-- START OF Dataset content --

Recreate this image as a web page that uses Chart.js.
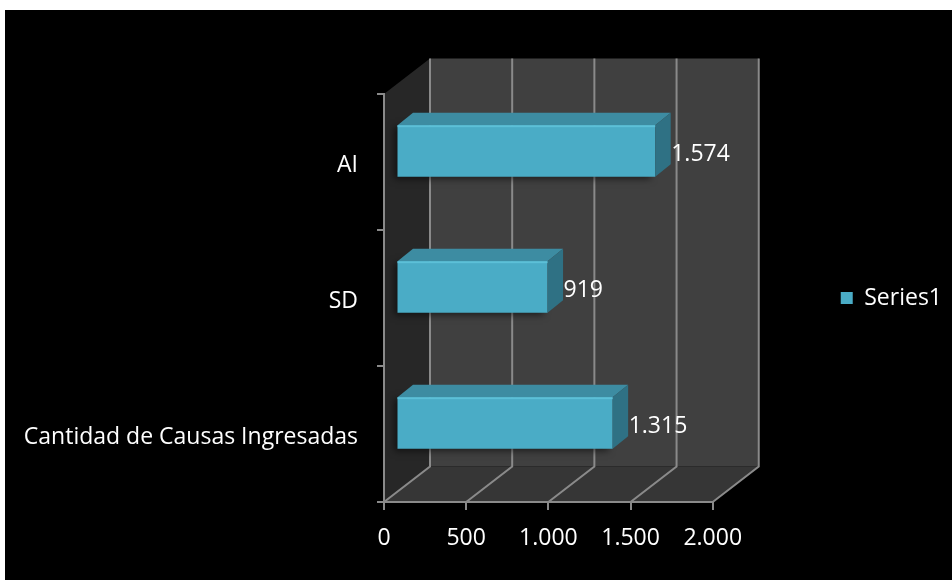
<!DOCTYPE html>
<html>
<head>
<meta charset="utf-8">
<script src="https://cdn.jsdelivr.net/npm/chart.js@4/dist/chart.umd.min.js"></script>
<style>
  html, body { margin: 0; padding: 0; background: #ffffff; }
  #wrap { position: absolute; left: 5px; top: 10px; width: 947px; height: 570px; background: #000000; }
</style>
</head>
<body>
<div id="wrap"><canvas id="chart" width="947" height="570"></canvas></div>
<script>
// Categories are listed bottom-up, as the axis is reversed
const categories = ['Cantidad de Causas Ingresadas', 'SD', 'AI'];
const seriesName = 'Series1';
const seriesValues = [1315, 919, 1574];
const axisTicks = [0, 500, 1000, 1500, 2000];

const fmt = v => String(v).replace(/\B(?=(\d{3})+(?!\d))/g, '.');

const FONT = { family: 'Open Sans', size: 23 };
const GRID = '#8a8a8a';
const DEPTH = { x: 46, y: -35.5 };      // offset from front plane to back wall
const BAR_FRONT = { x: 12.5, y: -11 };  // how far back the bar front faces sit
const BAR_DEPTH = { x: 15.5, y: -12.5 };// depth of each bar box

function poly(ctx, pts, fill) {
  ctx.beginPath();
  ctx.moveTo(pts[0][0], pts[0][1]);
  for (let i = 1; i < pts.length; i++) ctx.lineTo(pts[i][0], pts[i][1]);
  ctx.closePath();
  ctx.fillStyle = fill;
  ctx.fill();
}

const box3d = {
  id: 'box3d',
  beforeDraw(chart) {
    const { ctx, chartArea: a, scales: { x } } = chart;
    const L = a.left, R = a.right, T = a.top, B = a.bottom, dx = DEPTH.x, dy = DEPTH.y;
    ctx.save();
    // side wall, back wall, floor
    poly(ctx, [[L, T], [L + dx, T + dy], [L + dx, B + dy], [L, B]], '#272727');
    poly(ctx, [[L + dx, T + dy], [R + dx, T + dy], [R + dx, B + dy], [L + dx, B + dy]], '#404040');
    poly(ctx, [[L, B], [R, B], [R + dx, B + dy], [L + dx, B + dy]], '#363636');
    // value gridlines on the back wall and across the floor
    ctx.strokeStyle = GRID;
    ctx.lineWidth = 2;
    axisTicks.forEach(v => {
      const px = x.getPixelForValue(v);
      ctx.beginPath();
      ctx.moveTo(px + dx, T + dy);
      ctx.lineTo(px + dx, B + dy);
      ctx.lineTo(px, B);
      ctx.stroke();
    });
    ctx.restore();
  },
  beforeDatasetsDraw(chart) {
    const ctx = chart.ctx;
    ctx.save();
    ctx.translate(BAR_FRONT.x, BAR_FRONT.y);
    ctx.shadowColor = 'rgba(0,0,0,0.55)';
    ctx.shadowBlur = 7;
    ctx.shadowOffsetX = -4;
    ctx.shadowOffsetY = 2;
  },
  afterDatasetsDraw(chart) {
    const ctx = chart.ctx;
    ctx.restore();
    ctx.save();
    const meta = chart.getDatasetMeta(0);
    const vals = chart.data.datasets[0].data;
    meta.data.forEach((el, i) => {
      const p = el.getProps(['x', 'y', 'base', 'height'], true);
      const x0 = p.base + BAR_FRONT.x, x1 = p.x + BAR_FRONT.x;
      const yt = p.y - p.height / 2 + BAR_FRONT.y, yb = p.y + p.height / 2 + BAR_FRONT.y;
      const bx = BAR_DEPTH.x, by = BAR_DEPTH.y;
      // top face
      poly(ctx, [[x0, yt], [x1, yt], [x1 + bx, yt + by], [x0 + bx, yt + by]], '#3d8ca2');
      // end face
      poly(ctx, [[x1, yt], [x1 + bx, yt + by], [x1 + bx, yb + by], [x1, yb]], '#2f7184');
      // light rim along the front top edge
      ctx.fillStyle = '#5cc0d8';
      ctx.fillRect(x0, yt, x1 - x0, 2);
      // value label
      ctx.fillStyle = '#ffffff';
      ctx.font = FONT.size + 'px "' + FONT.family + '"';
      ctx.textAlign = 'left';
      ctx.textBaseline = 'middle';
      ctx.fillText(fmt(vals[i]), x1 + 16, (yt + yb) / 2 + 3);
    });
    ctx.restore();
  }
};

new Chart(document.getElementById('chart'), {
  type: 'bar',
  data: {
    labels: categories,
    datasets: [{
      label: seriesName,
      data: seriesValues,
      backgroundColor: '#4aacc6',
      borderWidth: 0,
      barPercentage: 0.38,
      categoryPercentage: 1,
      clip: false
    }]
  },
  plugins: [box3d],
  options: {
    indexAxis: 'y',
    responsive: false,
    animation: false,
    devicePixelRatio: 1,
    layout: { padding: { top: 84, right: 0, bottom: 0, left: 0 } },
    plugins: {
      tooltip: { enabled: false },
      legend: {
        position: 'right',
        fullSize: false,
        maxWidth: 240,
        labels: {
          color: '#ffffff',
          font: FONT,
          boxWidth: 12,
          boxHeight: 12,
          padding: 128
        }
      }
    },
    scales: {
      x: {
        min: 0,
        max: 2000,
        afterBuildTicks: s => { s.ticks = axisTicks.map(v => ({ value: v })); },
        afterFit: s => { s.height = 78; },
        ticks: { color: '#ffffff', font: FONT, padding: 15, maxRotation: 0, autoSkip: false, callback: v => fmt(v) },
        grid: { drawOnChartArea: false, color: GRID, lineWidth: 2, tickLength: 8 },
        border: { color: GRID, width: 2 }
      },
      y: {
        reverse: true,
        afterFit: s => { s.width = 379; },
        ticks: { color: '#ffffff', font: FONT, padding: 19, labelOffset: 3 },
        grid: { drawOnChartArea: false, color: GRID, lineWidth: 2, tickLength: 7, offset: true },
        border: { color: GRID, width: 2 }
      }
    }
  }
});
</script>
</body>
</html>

-- END OF Dataset content --

▶ Exercise objective
With the pictures left out, transcribe the material exactly.

▶ Result of the exercise
Recreate this image as a web page that uses Chart.js.
<!DOCTYPE html>
<html>
<head>
<meta charset="utf-8">
<script src="https://cdn.jsdelivr.net/npm/chart.js@4/dist/chart.umd.min.js"></script>
<style>
  html, body { margin: 0; padding: 0; background: #ffffff; }
  #wrap { position: absolute; left: 5px; top: 10px; width: 947px; height: 570px; background: #000000; }
</style>
</head>
<body>
<div id="wrap"><canvas id="chart" width="947" height="570"></canvas></div>
<script>
// Categories are listed bottom-up, as the axis is reversed
const categories = ['Cantidad de Causas Ingresadas', 'SD', 'AI'];
const seriesName = 'Series1';
const seriesValues = [1315, 919, 1574];
const axisTicks = [0, 500, 1000, 1500, 2000];

const fmt = v => String(v).replace(/\B(?=(\d{3})+(?!\d))/g, '.');

const FONT = { family: 'Open Sans', size: 23 };
const GRID = '#8a8a8a';
const DEPTH = { x: 46, y: -35.5 };      // offset from front plane to back wall
const BAR_FRONT = { x: 12.5, y: -11 };  // how far back the bar front faces sit
const BAR_DEPTH = { x: 15.5, y: -12.5 };// depth of each bar box

function poly(ctx, pts, fill) {
  ctx.beginPath();
  ctx.moveTo(pts[0][0], pts[0][1]);
  for (let i = 1; i < pts.length; i++) ctx.lineTo(pts[i][0], pts[i][1]);
  ctx.closePath();
  ctx.fillStyle = fill;
  ctx.fill();
}

const box3d = {
  id: 'box3d',
  beforeDraw(chart) {
    const { ctx, chartArea: a, scales: { x } } = chart;
    const L = a.left, R = a.right, T = a.top, B = a.bottom, dx = DEPTH.x, dy = DEPTH.y;
    ctx.save();
    // side wall, back wall, floor
    poly(ctx, [[L, T], [L + dx, T + dy], [L + dx, B + dy], [L, B]], '#272727');
    poly(ctx, [[L + dx, T + dy], [R + dx, T + dy], [R + dx, B + dy], [L + dx, B + dy]], '#404040');
    poly(ctx, [[L, B], [R, B], [R + dx, B + dy], [L + dx, B + dy]], '#363636');
    // value gridlines on the back wall and across the floor
    ctx.strokeStyle = GRID;
    ctx.lineWidth = 2;
    axisTicks.forEach(v => {
      const px = x.getPixelForValue(v);
      ctx.beginPath();
      ctx.moveTo(px + dx, T + dy);
      ctx.lineTo(px + dx, B + dy);
      ctx.lineTo(px, B);
      ctx.stroke();
    });
    ctx.restore();
  },
  beforeDatasetsDraw(chart) {
    const ctx = chart.ctx;
    ctx.save();
    ctx.translate(BAR_FRONT.x, BAR_FRONT.y);
    ctx.shadowColor = 'rgba(0,0,0,0.55)';
    ctx.shadowBlur = 7;
    ctx.shadowOffsetX = -4;
    ctx.shadowOffsetY = 2;
  },
  afterDatasetsDraw(chart) {
    const ctx = chart.ctx;
    ctx.restore();
    ctx.save();
    const meta = chart.getDatasetMeta(0);
    const vals = chart.data.datasets[0].data;
    meta.data.forEach((el, i) => {
      const p = el.getProps(['x', 'y', 'base', 'height'], true);
      const x0 = p.base + BAR_FRONT.x, x1 = p.x + BAR_FRONT.x;
      const yt = p.y - p.height / 2 + BAR_FRONT.y, yb = p.y + p.height / 2 + BAR_FRONT.y;
      const bx = BAR_DEPTH.x, by = BAR_DEPTH.y;
      // top face
      poly(ctx, [[x0, yt], [x1, yt], [x1 + bx, yt + by], [x0 + bx, yt + by]], '#3d8ca2');
      // end face
      poly(ctx, [[x1, yt], [x1 + bx, yt + by], [x1 + bx, yb + by], [x1, yb]], '#2f7184');
      // light rim along the front top edge
      ctx.fillStyle = '#5cc0d8';
      ctx.fillRect(x0, yt, x1 - x0, 2);
      // value label
      ctx.fillStyle = '#ffffff';
      ctx.font = FONT.size + 'px "' + FONT.family + '"';
      ctx.textAlign = 'left';
      ctx.textBaseline = 'middle';
      ctx.fillText(fmt(vals[i]), x1 + 16, (yt + yb) / 2 + 3);
    });
    ctx.restore();
  }
};

new Chart(document.getElementById('chart'), {
  type: 'bar',
  data: {
    labels: categories,
    datasets: [{
      label: seriesName,
      data: seriesValues,
      backgroundColor: '#4aacc6',
      borderWidth: 0,
      barPercentage: 0.38,
      categoryPercentage: 1,
      clip: false
    }]
  },
  plugins: [box3d],
  options: {
    indexAxis: 'y',
    responsive: false,
    animation: false,
    devicePixelRatio: 1,
    layout: { padding: { top: 84, right: 0, bottom: 0, left: 0 } },
    plugins: {
      tooltip: { enabled: false },
      legend: {
        position: 'right',
        fullSize: false,
        maxWidth: 240,
        labels: {
          color: '#ffffff',
          font: FONT,
          boxWidth: 12,
          boxHeight: 12,
          padding: 128
        }
      }
    },
    scales: {
      x: {
        min: 0,
        max: 2000,
        afterBuildTicks: s => { s.ticks = axisTicks.map(v => ({ value: v })); },
        afterFit: s => { s.height = 78; },
        ticks: { color: '#ffffff', font: FONT, padding: 15, maxRotation: 0, autoSkip: false, callback: v => fmt(v) },
        grid: { drawOnChartArea: false, color: GRID, lineWidth: 2, tickLength: 8 },
        border: { color: GRID, width: 2 }
      },
      y: {
        reverse: true,
        afterFit: s => { s.width = 379; },
        ticks: { color: '#ffffff', font: FONT, padding: 19, labelOffset: 3 },
        grid: { drawOnChartArea: false, color: GRID, lineWidth: 2, tickLength: 7, offset: true },
        border: { color: GRID, width: 2 }
      }
    }
  }
});
</script>
</body>
</html>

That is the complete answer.